Monday, January 07, 2013
Netanyahu rivals fail to form election pact in Israel
By Ari Rabinovitch
JERUSALEM (Reuters) - Three Israeli centrist and left-leaning parties have failed in an initial attempt to form a united bloc that might have cut into Prime Minister Benjamin Netanyahu's opinion poll lead before the January 22 election.
Former centrist Israeli Foreign Minister Tzipi Livni gestures during a news conference in Tel Aviv November 27, 2012. REUTERS/Nir Elias |
"We didn't reach any agreement, unfortunately," centrist Hatenuah party chief Tzipi Livni told Israel Radio on Monday after she took part in a late-night meeting on Sunday with the heads of the centrist Yesh Atid and left-leaning Labour parties.
Livni, a former foreign minister and peace negotiator with the Palestinians, declined to discuss details of the negotiations but said she still hoped the three parties could achieve a unity pact.
Opinion polls predict that Netanyahu's right-wing Likud party, running in the election in partnership with the nationalist Yisrael Beitenu faction led by former Foreign Minister Avigdor Lieberman, will easily win the national ballot.
Livni said a joint centre-left campaign would have attracted enough undecided voters, seeking an alternative to Netanyahu, to create a bloc of more than 40 seats in the 120-member parliament, topping the 37 forecast for Likud-Yisrael Beitenu.
Polls predict the three parties running separately will amass seats that number only in the mid-30s.
In the election, Israelis vote for a party's list of parliament, and no one faction has ever won a majority in the legislature.
After the ballot, Israel's president chooses a party leader to try to put together a governing coalition. That is usually, but not always, the head of the party that won the most parliamentary seats.
Netanyahu has used the prospect of a centre-left union to try to win back support from traditional Likud backers who opinion polls show intend to vote for Bayit Yehudi, a far-right party led by Naftali Bennett, a former settler leader who wants to annex parts of the occupied West Bank.
"Against the left-wing bloc, you need a large Likud-Yisrael Beitenu," Netanyahu said repeatedly at a campaign event late on Sunday - a party held for hundreds of young Likud supporters at a Tel Aviv night club.
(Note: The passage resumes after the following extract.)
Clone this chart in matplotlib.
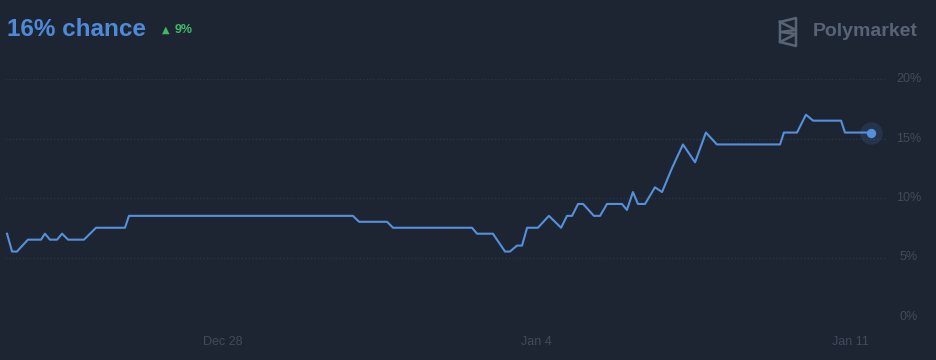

Livni has proposed that Hatenuah, Yesh Atid and Labour, should they form a bloc but lose the election, consider joining a Netanyahu-led government as an alternative to smaller religious parties and Bayit Yehudi, which has surged in recent polls.
Labour party head Shelly Yachimovich, in a separate Israel Radio interview, ruled that out.
"Whoever thinks that you can change Netanyahu from inside, meaning by sitting next to the driver's seat and pressing the brakes ... is misleading the public. As long as Netanyahu is prime minister, nothing will change," she said.